Lo stato dell'arte della ricerca
scientifica nell'archeologica subacquea oggi, le tecnologie
utilizzate e le necessità nel settore in Italia. Ma anche i temi
della sicurezza e gli investimenti futuri in innovazione
tecnologica per la dimensione subacquea. Sono stati questi
alcuni dei focus trattati nella prima giornata del workshop
'Forma Maris - Sistemi per la conoscenza e la mappatura del
mondo subacqueo' in corso tra Lecce e Porto Cesareo (dove c'è
un'area marina protetta), e che si concluderà domani.
La manifestazione è promossa da Università del Salento con
Fondazione Leonardo (presieduta da Luciano Violante) e Marina
Militare, nell'ambito del più vasto programma 'Civiltà del mare.
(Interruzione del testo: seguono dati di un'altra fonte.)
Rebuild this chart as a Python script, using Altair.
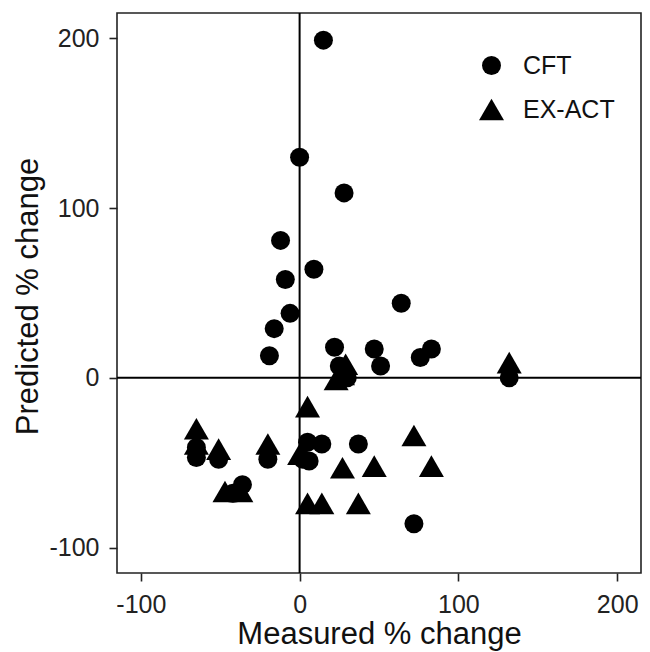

Il subacqueo'. Temi illustrati e di cui si è discusso oggi nel
corso dell'iniziativa in Puglia già presenti nel 'Rapporto
globale sul mondo subacqueo "Civiltà del mare. Geopolitica,
strategia, interessi nel mondo subacqueo. Il ruolo dell'Italia"
realizzato da Fondazione Leonardo-Civiltà delle Macchine e
Marina Militare Italiana, ed in altre iniziative come 'Le
Università per il Subacqueo', divenuto un network a cui hanno
aderito 51 università. Un lavoro sinergico che ha portato anche
alla realizzazione di un ciclo di seminari sulla dimensione
subacquea: quello tra Lecce e Porto Cesareo segue le attività
svolte a Roma e La Spezia.
"Da qui al 2030 - spiega Vincenzo Pisani, responsabile del
coordinamento delle ricerche scientifiche Fondazione Civiltà
delle Macchine - si pensa ad un raddoppio degli investimenti nel
mondo dell'archeologia subacquea e quindi è sempre più
importante investire in risorse per l'innovazione tecnologica ma
anche in competenze, perché il nostro Paese potrebbe avere
tantissimo come ritorno".
"Uno degli elementi che è stato ricordato oggi in riferimento
alla ricerca scientifica subacquea è che bisogna investire tanto
nella mappatura. Ad oggi - aggiunge - conosciamo solo il 20% dei
fondali marini, ed invece ne dobbiamo sapere sempre di più.
Perché più si conoscono e più si riescono a capire questioni
legate a fenomeni come lo tsunami, e quindi la possibilità di
creare forme preventive d'intervento".